After the Canadian Cross Country Road Trip.
ARTICLE #2: Stepping Onto The Astonishing Landscape That Is Newfoundland
With my hometown slowly fading in my rear view mirror as I am making my north on Highway 101, I set up camp in Cape Breton at a campground nearby the Seal Island Bridge. Having driven for several hours and wondering why I’m leaving the beautiful region of Clare in Digby County, Nova Scotia, this amazing bridge that’s situated twenty minutes south of North Sydney was a breath of fresh air. Cape Breton is a beautiful extension of Nova Scotia with the coastal roads like the Cabot Trail and the fishing communities all joined with friendly people. After setting camp, I settled into my first night wondering how this trip was going to fall together. I planned six months to get everything ready for this moment in my life, and I felt like a blank page, just waiting to be filled with amazing stories.
The following morning directives were to head towards the North Sidney Ferry Terminal that would cross to Newfoundland. The boat ride takes six hours to get to the Port Aux Basques terminal. From Port Aux Basques I had a great welcoming view of the table mountains which was my first surprise of this province. I didn’t know a whole lot about Newfoundland; I envisioned it like Nova Scotia, and in some ways was correct, but I later learned that it was a whole lot more than that. My first stop was Corner Brook, a lovely little town surrounded by massive rolling hills. Setting up camp, I was already getting into the idea of this trip materializing in front of me. I was awakened the next morning with a beautiful sunrise and amazing landscape surrounding the Trans Canada Highway. It reminded of the Rocky Mountains when I got onto the highway outside of Corner Brook with the massive rock walls and the river running alongside it. My next stop was Gros Morne National Park, my next camping site for next two following nights. Instantly surprised by the change in the landscape once again, it became apparent that Newfoundland was a photographer’s paradise. Beautiful vast lakes that were surrounded by mountain scenery, I felt like a kid in a candy store. My goal of the day was to see coastal towns and icebergs on the North end of the island. Twillingate was my pick. Based off what I read on the internet, this was a particular spot for finding both interests.

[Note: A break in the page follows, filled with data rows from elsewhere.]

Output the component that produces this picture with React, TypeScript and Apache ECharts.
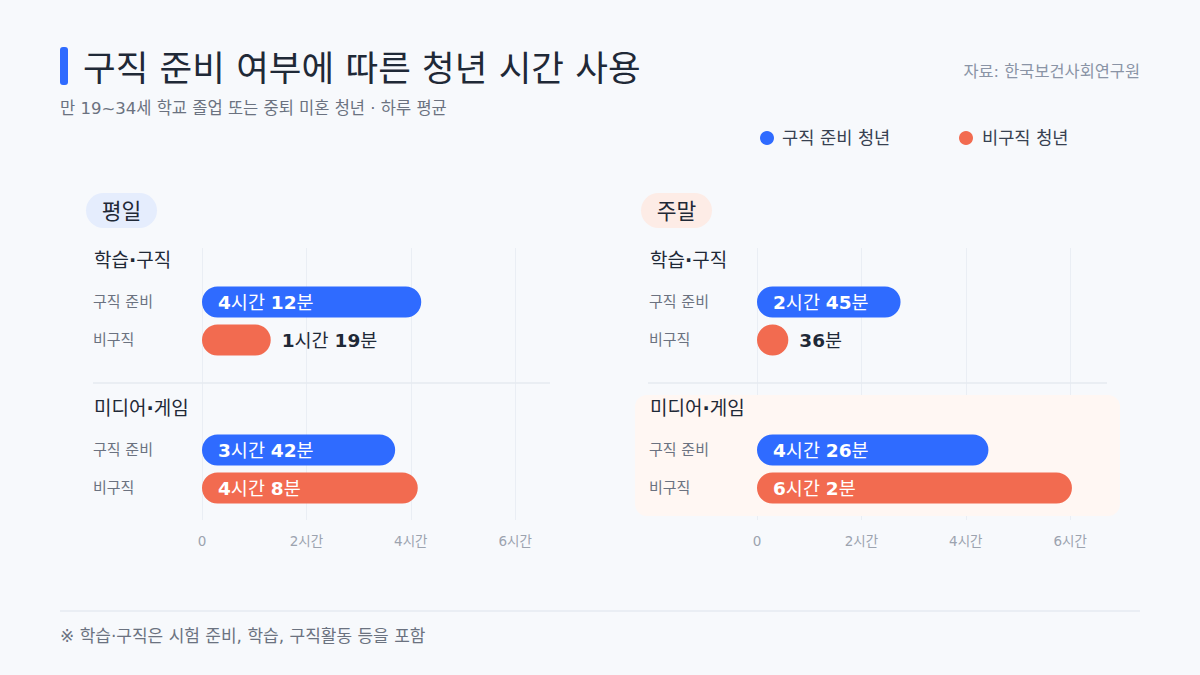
import React, { useEffect, useRef } from 'react';
import * as echarts from 'echarts';

const panels = ['평일', '주말'];
const groups = ['학습·구직', '미디어·게임'];
const rows = ['구직 준비', '비구직'];
// 하루 평균 분 단위, [구직 준비, 비구직]
const weekdayStudy = [252, 79];
const weekdayMedia = [222, 248];
const weekendStudy = [165, 36];
const weekendMedia = [266, 362];
const axisMax = 400;
const axisStep = 120;

const BLUE = '#2F6BFF';
const ORANGE = '#F26B50';
const DARK = '#1F2937';
const GRAY = '#6B7280';
const FONT = '"DejaVu Sans", "Noto Sans CJK KR", sans-serif';

const panelLeft = [202, 757];
const labelLeft = [93, 649];
const plotW = 348;
const groupTop = [283, 431];
const headerY = [260, 408];

const fmt = (m: number) => {
  const h = Math.floor(m / 60);
  const mm = m % 60;
  return h > 0 ? `{n|${h}}{u|시간} {n|${mm}}{u|분}` : `{n|${mm}}{u|분}`;
};

const rich = (color: string) => ({
  n: { fontSize: 18.5, fontWeight: 'bold', color, fontFamily: FONT },
  u: { fontSize: 18.5, color, fontFamily: FONT },
});

const barItem = (v: number, color: string) => {
  const inside = v >= 120;
  return {
    value: v,
    itemStyle: { color, borderRadius: 16 },
    label: {
      show: true,
      position: inside ? 'insideLeft' : 'right',
      distance: inside ? 16 : 11,
      fontSize: 18.5,
      fontFamily: FONT,
      color: inside ? '#fff' : DARK,
      formatter: fmt(v),
      rich: rich(inside ? '#fff' : DARK),
    },
  };
};

const text = (x: number, y: number, t: string, size: number, fill: string, extra: any = {}) => ({
  type: 'text',
  x,
  y,
  z: 10,
  style: {
    text: t,
    fill,
    fontSize: size,
    fontFamily: FONT,
    align: 'left',
    verticalAlign: 'middle',
    ...extra,
  },
});

const App: React.FC = () => {
  const ref = useRef<HTMLDivElement>(null);

  useEffect(() => {
    if (!ref.current) return;
    document.body.style.margin = '0';
    const chart = echarts.init(ref.current, undefined, { renderer: 'svg' });

    const panelData = [
      [weekdayStudy, weekdayMedia],
      [weekendStudy, weekendMedia],
    ];

    const grid: any[] = [];
    const xAxis: any[] = [];
    const yAxis: any[] = [];
    const series: any[] = [];

    panels.forEach((_, p) => {
      const bgIndex = grid.length;
      grid.push({ left: panelLeft[p], top: 248, width: plotW, height: 272 });
      xAxis.push({
        gridIndex: bgIndex,
        type: 'value',
        min: 0,
        max: axisMax,
        interval: axisStep,
        axisLine: { show: false },
        axisTick: { show: false },
        splitLine: { show: true, showMaxLine: false, lineStyle: { color: '#EAEEF4', width: 1 } },
        axisLabel: {
          margin: 14,
          fontSize: 13.5,
          color: '#9CA3AF',
          fontFamily: FONT,
          showMaxLabel: false,
          formatter: (v: number) => (v === 0 ? '0' : `${v / 60}시간`),
        },
      });
      yAxis.push({ gridIndex: bgIndex, type: 'value', show: false });

      groups.forEach((__, g) => {
        const gi = grid.length;
        grid.push({ left: panelLeft[p], top: groupTop[g], width: plotW, height: 76 });
        xAxis.push({ gridIndex: gi, type: 'value', min: 0, max: axisMax, show: false });
        yAxis.push({
          gridIndex: gi,
          type: 'category',
          data: rows,
          inverse: true,
          z: 5,
          axisLine: { show: false },
          axisTick: { show: false },
          axisLabel: {
            align: 'left',
            margin: panelLeft[p] - labelLeft[p],
            fontSize: 15,
            color: GRAY,
            fontFamily: FONT,
          },
        });
        const vals = panelData[p][g];
        series.push({
          type: 'bar',
          xAxisIndex: gi,
          yAxisIndex: gi,
          barWidth: 31,
          z: 3,
          data: [barItem(vals[0], BLUE), barItem(vals[1], ORANGE)],
        });
      });
    });

    const graphic: any[] = [
      { type: 'rect', shape: { x: 60, y: 47, width: 8, height: 38, r: 3 }, style: { fill: BLUE }, z: 10 },
      text(83, 68, '구직 준비 여부에 따른 청년 시간 사용', 35.5, DARK),
      text(60, 108, '만 19~34세 학교 졸업 또는 중퇴 미혼 청년 · 하루 평균', 16.5, GRAY),
      text(1140, 71, '자료: 한국보건사회연구원', 16.4, '#8A94A6', { align: 'right' }),
      { type: 'circle', shape: { cx: 767, cy: 138, r: 7 }, style: { fill: BLUE }, z: 10 },
      text(782, 138, '구직 준비 청년', 17.6, '#374151'),
      { type: 'circle', shape: { cx: 966, cy: 138, r: 7 }, style: { fill: ORANGE }, z: 10 },
      text(982, 138, '비구직 청년', 17.6, '#374151'),
      { type: 'rect', shape: { x: 86, y: 193, width: 71, height: 35, r: 17.5 }, style: { fill: '#E5EDFD' }, z: 10 },
      text(121.5, 211, panels[0], 21.5, DARK, { align: 'center' }),
      { type: 'rect', shape: { x: 641, y: 193, width: 71, height: 35, r: 17.5 }, style: { fill: '#FDECE6' }, z: 10 },
      text(676.5, 211, panels[1], 21.5, DARK, { align: 'center' }),
      // 주말 미디어·게임 강조
      { type: 'rect', shape: { x: 635, y: 395, width: 485, height: 121, r: 12 }, style: { fill: '#FFF7F3' }, z: 1 },
      { type: 'line', shape: { x1: 93, y1: 383, x2: 550, y2: 383 }, style: { stroke: '#E6EAF0', lineWidth: 1.5 }, z: 2 },
      { type: 'line', shape: { x1: 648, y1: 383, x2: 1107, y2: 383 }, style: { stroke: '#E6EAF0', lineWidth: 1.5 }, z: 2 },
      { type: 'line', shape: { x1: 60, y1: 611, x2: 1140, y2: 611 }, style: { stroke: '#DDE3EC', lineWidth: 1 }, z: 2 },
      text(60, 636, '※ 학습·구직은 시험 준비, 학습, 구직활동 등을 포함', 17, GRAY),
    ];
    panels.forEach((_, p) => {
      groups.forEach((name, g) => {
        const [a, b] = name.split('·');
        graphic.push(
          text(labelLeft[p] + 1, headerY[g], `{t|${a}}{d|·}{t|${b}}`, 19, DARK, {
            rich: {
              t: { fontSize: 19, fontFamily: FONT, fill: DARK },
              d: { fontSize: 19, fontFamily: FONT, fontWeight: 'bold', fill: DARK },
            },
          })
        );
      });
    });

    chart.setOption({
      animation: false,
      backgroundColor: '#F7F9FC',
      grid,
      xAxis,
      yAxis,
      series,
      graphic,
    });

    return () => chart.dispose();
  }, []);

  return <div ref={ref} style={{ position: 'absolute', left: 0, top: 0, width: 1200, height: 675 }} />;
};

export default App;
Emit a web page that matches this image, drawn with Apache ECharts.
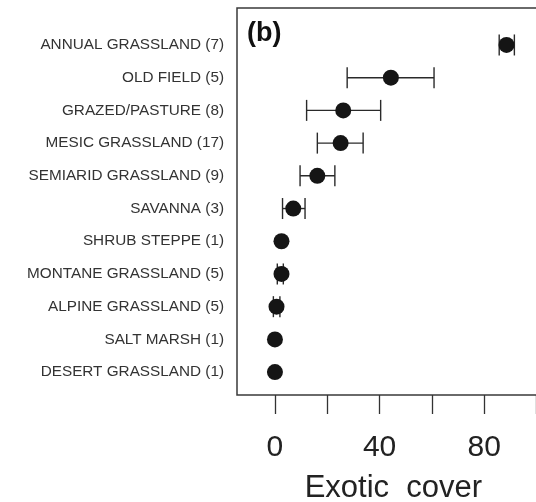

Located North-East on the Island, Twillingate has a lot of fishing activity with the sheltered harbor the location provides. After about fifteen minutes of driving through some of the community, you can make your way towards Crow Head which has one of the most incredible views of what the Maritimes can offer. Massive rock walls and cliffs that give way to the endless Atlantic Ocean view, I instantly fell in love with the location. I took advantage of this spot to give my camera and camera drone a taste of the action. Perfect drone flying conditions, a sunset slowly forming in front of me, and a sailboat making its way around the area, this was a great first location to shoot photography. The catch of this is that I was five hours aways from my campsite, so that meant that I had to drive at nighttime. The nighttime driving doesn’t bother me. The wildlife that’s roaming near the road was my concern, especially when some of that wildlife could be a moose. Luckily I didn’t encounter anything, and I considered the day a success.
Day three's initial focus was on the fantastic Gros Morne National Park. Gros Morne is a gem of many within this province. A UNESCO World Heritage Site, this landscape is phenomenal. You’ve got mountain ranges that have existed for billions of years, the tablelands being one location that stood out for me. It looks like a desert because of the ultramafic rocks that cover the surface of the land. It’s a rustic color that would make for a great movie set, or in my case a photo shoot. The Western Brook Pond is a massive body of fresh water filled with glaciers melting into it many moons ago. I spent time at one waterfall but I failed to write the name down in my journal because that evening. I was a little frustrated with the fact that I lost my eyecup (a small piece of rubber that sits in front of the viewfinder of the camera) into the river after trying to get a clean shot of the location. Things like this are bound to happen, and I was grateful it was just an inexpensive piece of rubber and plastic and not the camera itself. The last night I spent in Gros Morne I decided to make a fire to celebrate my first explored province. I was heading back towards the Port Aux Basques ferry the next morning, so I got all my content backed up and headed straight to bed.
The next morning in true Marcel fashion I woke up a little late with a boat that was about four hours away and has a traveling schedule that doesn’t wait for anyone. Tearing the tent down as quick as I could, I got onto the road and tried my best to get to the ferry terminal. The idea that I didn’t make it to Saint John was discouraging. Tips to anyone that wants to travel please take the time to have a plan when you get to an unknown location. I continued south up until I was at the Ferry terminal. Making the boat with maybe five minutes to spare, I got out of my car, was directed very quickly of where the elevator was, and after finding a chair in the lobby area of the ferry, I took a deep breath and relaxed. I made it. Hooray, I get to make traveling progress for another day. Sitting in my chair, Ibegan to process what I experienced throughout those several days on that beautiful island. How did I go so long living so close to Newfoundland and not taking the initiative to explore it? That question will baffle me for a while, but in the meantime, I had the initiative to focus on which was my next destination, Prince Edward Island.